=== Your goal ===
Below are records; please set down exactly the lines from the first through the one containing "from matplotlib.patches import Rectangle".
──────── Input records ────────
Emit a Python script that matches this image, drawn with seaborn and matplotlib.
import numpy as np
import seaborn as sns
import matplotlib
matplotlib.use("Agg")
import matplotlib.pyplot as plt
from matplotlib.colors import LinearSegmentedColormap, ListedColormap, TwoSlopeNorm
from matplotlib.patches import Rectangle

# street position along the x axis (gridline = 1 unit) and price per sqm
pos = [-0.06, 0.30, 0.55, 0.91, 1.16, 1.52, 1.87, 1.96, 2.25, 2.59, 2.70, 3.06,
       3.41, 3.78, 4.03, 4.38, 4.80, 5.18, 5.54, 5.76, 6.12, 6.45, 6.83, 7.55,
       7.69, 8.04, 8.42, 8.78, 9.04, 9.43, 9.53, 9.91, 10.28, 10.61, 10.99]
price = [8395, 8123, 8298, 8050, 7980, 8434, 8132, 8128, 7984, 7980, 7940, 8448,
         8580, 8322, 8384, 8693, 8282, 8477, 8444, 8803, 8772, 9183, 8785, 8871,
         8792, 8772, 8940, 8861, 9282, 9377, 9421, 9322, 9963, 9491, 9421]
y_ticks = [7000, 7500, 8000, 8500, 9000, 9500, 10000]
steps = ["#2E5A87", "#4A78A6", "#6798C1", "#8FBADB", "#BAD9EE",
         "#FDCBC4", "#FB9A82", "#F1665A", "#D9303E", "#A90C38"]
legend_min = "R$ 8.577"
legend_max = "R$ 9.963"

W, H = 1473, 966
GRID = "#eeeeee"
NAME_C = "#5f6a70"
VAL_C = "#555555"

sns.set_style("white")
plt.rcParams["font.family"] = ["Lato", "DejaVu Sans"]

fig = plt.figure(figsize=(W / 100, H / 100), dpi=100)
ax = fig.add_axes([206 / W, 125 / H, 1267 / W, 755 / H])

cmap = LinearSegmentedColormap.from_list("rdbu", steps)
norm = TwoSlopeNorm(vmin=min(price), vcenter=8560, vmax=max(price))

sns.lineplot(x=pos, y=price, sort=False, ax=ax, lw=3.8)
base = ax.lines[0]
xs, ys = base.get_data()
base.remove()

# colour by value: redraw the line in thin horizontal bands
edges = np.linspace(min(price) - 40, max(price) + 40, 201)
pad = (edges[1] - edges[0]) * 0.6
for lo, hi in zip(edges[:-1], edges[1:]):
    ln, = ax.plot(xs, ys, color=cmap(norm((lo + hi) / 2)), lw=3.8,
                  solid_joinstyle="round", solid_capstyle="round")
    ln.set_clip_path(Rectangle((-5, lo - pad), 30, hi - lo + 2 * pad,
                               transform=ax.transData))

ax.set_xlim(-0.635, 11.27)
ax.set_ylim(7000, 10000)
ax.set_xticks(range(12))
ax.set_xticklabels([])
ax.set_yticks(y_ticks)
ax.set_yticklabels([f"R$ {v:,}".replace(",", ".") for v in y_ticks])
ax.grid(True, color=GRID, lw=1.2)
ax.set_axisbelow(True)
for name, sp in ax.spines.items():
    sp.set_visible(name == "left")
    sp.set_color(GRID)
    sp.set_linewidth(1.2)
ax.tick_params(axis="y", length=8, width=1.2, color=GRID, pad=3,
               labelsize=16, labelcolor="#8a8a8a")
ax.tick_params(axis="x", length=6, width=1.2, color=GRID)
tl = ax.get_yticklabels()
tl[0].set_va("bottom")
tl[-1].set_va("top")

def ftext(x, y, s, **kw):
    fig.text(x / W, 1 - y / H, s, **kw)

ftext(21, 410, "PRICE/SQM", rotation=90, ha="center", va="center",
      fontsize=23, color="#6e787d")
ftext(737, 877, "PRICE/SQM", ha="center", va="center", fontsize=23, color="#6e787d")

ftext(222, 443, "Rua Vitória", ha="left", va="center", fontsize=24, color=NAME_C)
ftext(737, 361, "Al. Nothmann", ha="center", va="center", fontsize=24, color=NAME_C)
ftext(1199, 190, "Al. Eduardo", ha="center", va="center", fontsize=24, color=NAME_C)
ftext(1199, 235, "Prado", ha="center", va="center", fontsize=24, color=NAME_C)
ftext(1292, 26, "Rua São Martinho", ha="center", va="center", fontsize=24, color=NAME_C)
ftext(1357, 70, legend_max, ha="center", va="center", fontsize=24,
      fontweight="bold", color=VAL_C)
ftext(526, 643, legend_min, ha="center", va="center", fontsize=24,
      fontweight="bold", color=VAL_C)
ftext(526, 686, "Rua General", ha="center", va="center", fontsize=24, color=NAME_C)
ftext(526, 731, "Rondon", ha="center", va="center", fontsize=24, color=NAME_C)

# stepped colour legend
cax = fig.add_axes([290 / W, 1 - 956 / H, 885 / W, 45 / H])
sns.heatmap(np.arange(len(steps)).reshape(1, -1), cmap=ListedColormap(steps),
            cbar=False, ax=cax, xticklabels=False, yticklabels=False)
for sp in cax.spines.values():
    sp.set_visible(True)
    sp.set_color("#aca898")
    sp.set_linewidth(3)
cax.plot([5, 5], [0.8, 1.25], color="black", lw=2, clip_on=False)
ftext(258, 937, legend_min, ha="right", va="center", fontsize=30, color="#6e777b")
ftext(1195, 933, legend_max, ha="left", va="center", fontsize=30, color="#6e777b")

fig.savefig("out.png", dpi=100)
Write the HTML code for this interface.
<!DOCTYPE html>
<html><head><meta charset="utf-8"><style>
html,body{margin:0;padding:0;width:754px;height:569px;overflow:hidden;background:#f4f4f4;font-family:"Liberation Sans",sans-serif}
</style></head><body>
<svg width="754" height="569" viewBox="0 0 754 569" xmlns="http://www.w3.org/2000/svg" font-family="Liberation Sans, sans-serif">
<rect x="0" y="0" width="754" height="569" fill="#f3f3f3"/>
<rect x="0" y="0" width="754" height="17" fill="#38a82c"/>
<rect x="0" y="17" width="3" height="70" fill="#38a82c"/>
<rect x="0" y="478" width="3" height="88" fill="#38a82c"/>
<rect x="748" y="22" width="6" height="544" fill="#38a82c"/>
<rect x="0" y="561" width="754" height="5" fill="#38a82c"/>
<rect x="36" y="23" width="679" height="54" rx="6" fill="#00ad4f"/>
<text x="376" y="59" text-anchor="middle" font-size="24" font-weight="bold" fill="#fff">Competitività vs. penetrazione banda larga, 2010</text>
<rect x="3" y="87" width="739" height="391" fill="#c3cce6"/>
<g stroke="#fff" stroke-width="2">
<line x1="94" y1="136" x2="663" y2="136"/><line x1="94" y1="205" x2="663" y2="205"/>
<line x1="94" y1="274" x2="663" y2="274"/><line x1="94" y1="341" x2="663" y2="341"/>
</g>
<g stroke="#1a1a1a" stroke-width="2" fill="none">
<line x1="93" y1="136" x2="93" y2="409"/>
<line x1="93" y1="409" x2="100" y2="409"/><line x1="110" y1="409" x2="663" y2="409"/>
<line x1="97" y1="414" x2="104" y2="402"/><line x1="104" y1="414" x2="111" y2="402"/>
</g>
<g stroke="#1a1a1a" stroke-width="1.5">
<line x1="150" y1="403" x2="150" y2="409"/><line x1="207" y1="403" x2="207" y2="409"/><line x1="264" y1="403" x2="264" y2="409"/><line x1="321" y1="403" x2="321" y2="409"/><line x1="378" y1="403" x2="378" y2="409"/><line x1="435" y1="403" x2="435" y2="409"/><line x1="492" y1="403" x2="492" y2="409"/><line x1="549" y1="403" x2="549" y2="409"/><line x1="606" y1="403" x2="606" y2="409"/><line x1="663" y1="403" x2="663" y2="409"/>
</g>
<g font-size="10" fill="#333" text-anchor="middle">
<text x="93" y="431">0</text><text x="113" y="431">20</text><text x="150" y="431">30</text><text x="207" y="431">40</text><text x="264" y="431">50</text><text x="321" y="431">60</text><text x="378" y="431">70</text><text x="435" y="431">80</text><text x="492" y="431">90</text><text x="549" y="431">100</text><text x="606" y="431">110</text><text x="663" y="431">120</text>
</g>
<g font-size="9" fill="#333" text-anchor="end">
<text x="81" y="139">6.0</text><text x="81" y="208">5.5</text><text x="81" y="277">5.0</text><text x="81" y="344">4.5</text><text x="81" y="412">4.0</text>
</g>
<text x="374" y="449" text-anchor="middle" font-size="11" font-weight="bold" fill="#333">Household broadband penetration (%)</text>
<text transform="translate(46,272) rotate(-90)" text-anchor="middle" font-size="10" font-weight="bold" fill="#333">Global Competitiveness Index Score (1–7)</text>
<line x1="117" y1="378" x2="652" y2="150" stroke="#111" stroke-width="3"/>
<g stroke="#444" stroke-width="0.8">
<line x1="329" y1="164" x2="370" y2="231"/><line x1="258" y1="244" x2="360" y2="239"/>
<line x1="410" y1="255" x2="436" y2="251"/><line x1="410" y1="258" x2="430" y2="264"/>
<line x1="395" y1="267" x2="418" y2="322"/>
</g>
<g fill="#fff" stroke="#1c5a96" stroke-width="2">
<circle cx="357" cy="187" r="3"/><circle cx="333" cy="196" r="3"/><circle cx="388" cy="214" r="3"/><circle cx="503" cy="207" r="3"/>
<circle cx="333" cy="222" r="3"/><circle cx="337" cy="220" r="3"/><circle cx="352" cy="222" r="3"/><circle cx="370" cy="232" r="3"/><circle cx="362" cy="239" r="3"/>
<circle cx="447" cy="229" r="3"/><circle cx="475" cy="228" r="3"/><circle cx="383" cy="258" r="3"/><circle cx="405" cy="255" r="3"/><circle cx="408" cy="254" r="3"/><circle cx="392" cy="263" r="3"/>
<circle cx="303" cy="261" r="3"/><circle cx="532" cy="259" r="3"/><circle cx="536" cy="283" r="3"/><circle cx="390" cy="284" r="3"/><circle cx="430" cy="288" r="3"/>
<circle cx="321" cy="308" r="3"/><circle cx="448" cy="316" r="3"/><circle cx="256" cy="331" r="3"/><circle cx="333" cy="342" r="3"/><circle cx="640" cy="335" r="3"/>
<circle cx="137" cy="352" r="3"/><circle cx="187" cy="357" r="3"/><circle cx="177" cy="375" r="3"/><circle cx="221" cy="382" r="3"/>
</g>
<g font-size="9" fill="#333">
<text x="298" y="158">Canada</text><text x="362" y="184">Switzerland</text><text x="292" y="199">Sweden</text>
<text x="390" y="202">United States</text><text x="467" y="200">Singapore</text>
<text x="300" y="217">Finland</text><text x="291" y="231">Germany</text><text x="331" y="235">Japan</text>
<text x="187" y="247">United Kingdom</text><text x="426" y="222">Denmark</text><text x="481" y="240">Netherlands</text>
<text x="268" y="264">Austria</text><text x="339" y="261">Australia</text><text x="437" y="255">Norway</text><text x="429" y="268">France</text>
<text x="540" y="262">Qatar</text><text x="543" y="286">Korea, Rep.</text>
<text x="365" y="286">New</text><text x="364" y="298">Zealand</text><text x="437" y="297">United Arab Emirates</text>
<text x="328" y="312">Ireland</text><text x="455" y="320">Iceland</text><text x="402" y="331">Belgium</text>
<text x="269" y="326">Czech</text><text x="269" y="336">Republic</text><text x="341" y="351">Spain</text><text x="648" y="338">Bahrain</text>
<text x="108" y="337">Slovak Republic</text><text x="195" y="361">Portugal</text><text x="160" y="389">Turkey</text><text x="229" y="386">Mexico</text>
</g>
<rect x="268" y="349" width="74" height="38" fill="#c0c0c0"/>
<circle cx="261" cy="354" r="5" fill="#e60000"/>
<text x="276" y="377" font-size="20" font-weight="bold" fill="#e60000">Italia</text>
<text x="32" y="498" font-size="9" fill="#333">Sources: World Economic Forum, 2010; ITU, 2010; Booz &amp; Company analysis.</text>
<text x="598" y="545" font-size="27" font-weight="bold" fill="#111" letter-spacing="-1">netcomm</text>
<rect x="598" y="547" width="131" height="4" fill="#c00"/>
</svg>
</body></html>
────────
=== The answer ===
Emit a Python script that matches this image, drawn with seaborn and matplotlib.
import numpy as np
import seaborn as sns
import matplotlib
matplotlib.use("Agg")
import matplotlib.pyplot as plt
from matplotlib.colors import LinearSegmentedColormap, ListedColormap, TwoSlopeNorm
from matplotlib.patches import Rectangle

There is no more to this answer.